La caminata a oscuras le parece interminable, pero al fin llega hasta el último peñón rocoso donde la isla se hunde en el mar. La noche es cerrada y fría, y él busca casi a tientas, aterido, hasta encontrar el pequeño bote de madera que, sabe, le han dejado. Lo empuja hasta el agua y se sube de un salto. Dos remadas vigorosas y ya empieza a alejarse de la isla. Aunque la bruma no se las deja ver, está seguro de que las luces del puerto de Talcahuano están allí enfrente, en algún lugar de la noche, a poco más de dos mil metros al este. Una alegría tensa, pero alegría al fin, le recorre el cuerpo entumecido y le da fuerzas para seguir remando. La aventura apenas acaba de comenzar, pero él ha conseguido escapar y está feliz.
El hombre de traje que rema en mitad de la noche es alemán. Se llama Wilhelm Canaris, tiene 27 años, y la larga fuga que acaba de iniciar aquella madrugada de agosto de 1915 marcará el comienzo de una historia que está apunto de cumplir un siglo.
Bien mirada, la historia de los nazis en América Latina empezó dieciocho años antes que el nazismo, y el hombre que le puso la primera piedra a esa construcción fue Wilhelm Canaris.
Hasta aquella helada madrugada de 1915 en que se fugó de la isla Quiriquina, su biografía tenía poco de notable. Había nacido en Aplerbeck, Westfalia, en 1887, y para 1905, pese a la oposición familiar, se había enrolado en la marina imperial alemana. El estallido de la Primera Guerra Mundial, en 1914, lo había sorprendido a bordo del crucero Dresden, la nave germana más moderna de la época, donde cumplía la función de oficial de inteligencia, y se destacaba por su manejo fluido del español y el inglés.
Aunque aún no lo sabía, aquel escape desde la isla chilena iba a significar una bisagra en su carrera militar. Canaris conocía muy bien el continente desde el cual estaba comenzando a fugarse. No solo había navegado por sus costas como guardiamarina durante su primer crucero de instrucción, sino que desde 1913, ya convertido en subteniente, circundaba las aguas americanas a bordo del Dresden.
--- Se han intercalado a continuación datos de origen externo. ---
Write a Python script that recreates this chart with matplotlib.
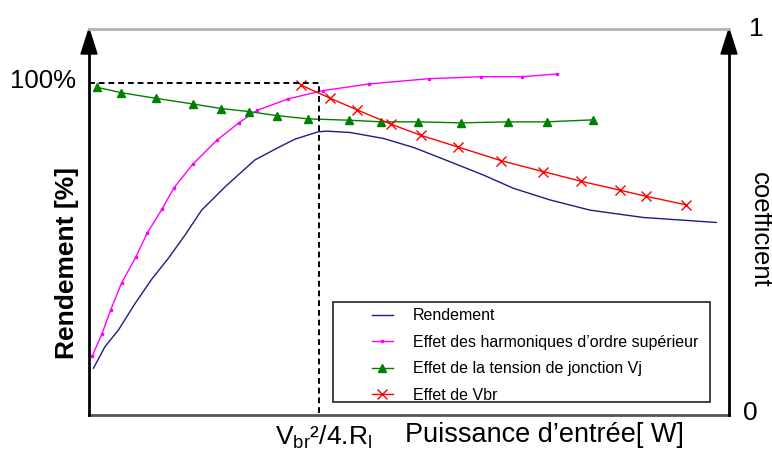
import matplotlib
matplotlib.use("Agg")
import matplotlib.pyplot as plt
from matplotlib.patches import Polygon, Rectangle

plt.rcParams['font.family'] = ['Liberation Sans', 'DejaVu Sans']
plt.rcParams['mathtext.default'] = 'regular'

# ---- data (x: input power, arbitrary units; y: %) ----
rend_x = [0.07, 0.25, 0.46, 0.72, 0.98, 1.24, 1.50, 1.76, 2.13, 2.59, 2.96, 3.22, 3.58,
          3.71, 4.08, 4.60, 5.07, 5.64, 6.16, 6.63, 7.20, 7.83, 8.66, 9.80]
rend_y = [14.1, 20.6, 25.6, 33.6, 40.9, 47.2, 54.2, 61.7, 68.8, 76.8, 80.6, 83.1, 85.3,
          85.5, 85.1, 83.3, 80.6, 76.3, 72.3, 68.3, 64.8, 61.7, 59.5, 58.0]

harm_x = [0.05, 0.20, 0.34, 0.51, 0.73, 0.91, 1.14, 1.33, 1.62, 2.00, 2.34, 2.63, 3.11,
          3.65, 4.37, 5.31, 6.13, 6.76, 7.31]
harm_y = [17.8, 24.3, 31.7, 39.8, 47.5, 54.8, 62.0, 68.5, 75.5, 82.8, 88.0, 91.8, 95.2,
          97.7, 99.7, 101.3, 101.9, 101.9, 102.7]

vj_x = [0.13, 0.50, 1.04, 1.62, 2.07, 2.50, 2.93, 3.42, 4.06, 4.57, 5.14, 5.82, 6.54, 7.15, 7.87]
vj_y = [98.7, 97.1, 95.4, 93.7, 92.3, 91.4, 90.2, 89.2, 88.8, 88.3, 88.3, 88.0, 88.3, 88.3, 88.9]

vbr_x = [3.31, 3.77, 4.19, 4.72, 5.19, 5.77, 6.44, 7.10, 7.69, 8.30, 8.70, 9.33]
vbr_y = [99.4, 95.4, 91.9, 87.6, 84.2, 80.7, 76.6, 73.3, 70.4, 67.7, 65.9, 63.3]

labels = ["Rendement",
          "Effet des harmoniques d\u2019ordre supérieur",
          "Effet de la tension de jonction Vj",
          "Effet de Vbr"]

x_opt = 3.59      # Vbr^2/4.Rl
y_full = 100.0    # 100 %

fig = plt.figure(figsize=(7.72, 4.5), dpi=100)
ax = fig.add_axes([89/772, 35/450, 640/772, 386/450])
ax.set_xlim(0, 10)
ax.set_ylim(0, 116.27)
for s in ax.spines.values():
    s.set_visible(False)
ax.set_xticks([])
ax.set_yticks([])

l1, = ax.plot(rend_x, rend_y, color='#1c1c8a', lw=1.0)
l2, = ax.plot(harm_x, harm_y, color='#ff00ff', lw=1.0, marker='s', markersize=1.6)
l3, = ax.plot(vj_x, vj_y, color='#008000', lw=1.0, marker='^', markersize=6)
l4, = ax.plot(vbr_x, vbr_y, color='#ff0000', lw=1.0, marker='x', markersize=7, mew=1.0)

# dashed guide
ax.plot([0, x_opt, x_opt], [y_full, y_full, 0], color='black', lw=1.4,
        linestyle=(0, (3, 2)), clip_on=False)

# axes frame lines
ax.plot([0, 1], [1, 1], transform=ax.transAxes, color='#b4b4b4', lw=2, clip_on=False)
ax.plot([0, 1], [0, 0], transform=ax.transAxes, color='#555555', lw=2, clip_on=False)
ax.plot([0, 0], [0, 0.95], transform=ax.transAxes, color='black', lw=2, clip_on=False)
ax.plot([1, 1], [0, 0.95], transform=ax.transAxes, color='black', lw=2, clip_on=False)
aw = 8/640
ah = 25/386
for xa in (0, 1):
    ax.add_patch(Polygon([[xa - aw, 1 - ah], [xa + aw, 1 - ah], [xa, 1]], closed=True,
                         transform=ax.transAxes, color='black', clip_on=False))

# legend
ax.add_patch(Rectangle((0.381, 0.034), 0.589, 0.259, transform=ax.transAxes,
                       fill=False, edgecolor='#222222', lw=1.2, clip_on=False, zorder=5))
ax.legend([l1, l2, l3, l4], labels, loc='upper left', bbox_to_anchor=(0.442, 0.276),
          frameon=False, fontsize=11.5, borderpad=0, borderaxespad=0,
          handlelength=1.3, handletextpad=1.25, labelspacing=0.72, numpoints=1)

# texts
fig.text(76/772, 1 - 81/450, "100%", ha='right', va='center', fontsize=18.5)
fig.text(756/772, 1 - 29/450, "1", ha='center', va='center', fontsize=19)
fig.text(750/772, 1 - 413/450, "0", ha='center', va='center', fontsize=19)
fig.text(67/772, 1 - 263/450, "Rendement [%]", rotation=90, ha='center', va='center',
         fontsize=19, fontweight='bold')
fig.text(760/772, 1 - 230/450, "coefficient", rotation=-90, ha='center', va='center',
         fontsize=18.5)
fig.text(405/772, 1 - 435/450, "Puissance d\u2019entrée[ W]", ha='left', va='center',
         fontsize=19.5)
fig.text(275/772, 1 - 437/450, r"V$_{br}$²/4.R$_{l}$", ha='left', va='center',
         fontsize=19)

fig.savefig("out.png", dpi=100)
A fines de aquel año, el buque había sido enviado a México con una misión específica: rescatar a los diplomáticos alemanes que vivían en ese país, el cual estaba a punto de caer en manos de los revolucionarios dirigidos por Pancho Villa. La situación mexicana era extremadamente compleja, no solo por el avance de Villa, sino también porque era el escenario en el cual los Estados Unidos y Alemania libraban una silenciosa guerra fría desde principios de siglo: ya en 1903 los alemanes habían desarrollado una serie de planes secretos para bombardear Nueva York y habían ofrecido a los mexicanos, en caso de desencadenarse esa eventual guerra, ayuda para apoderarse de Texas.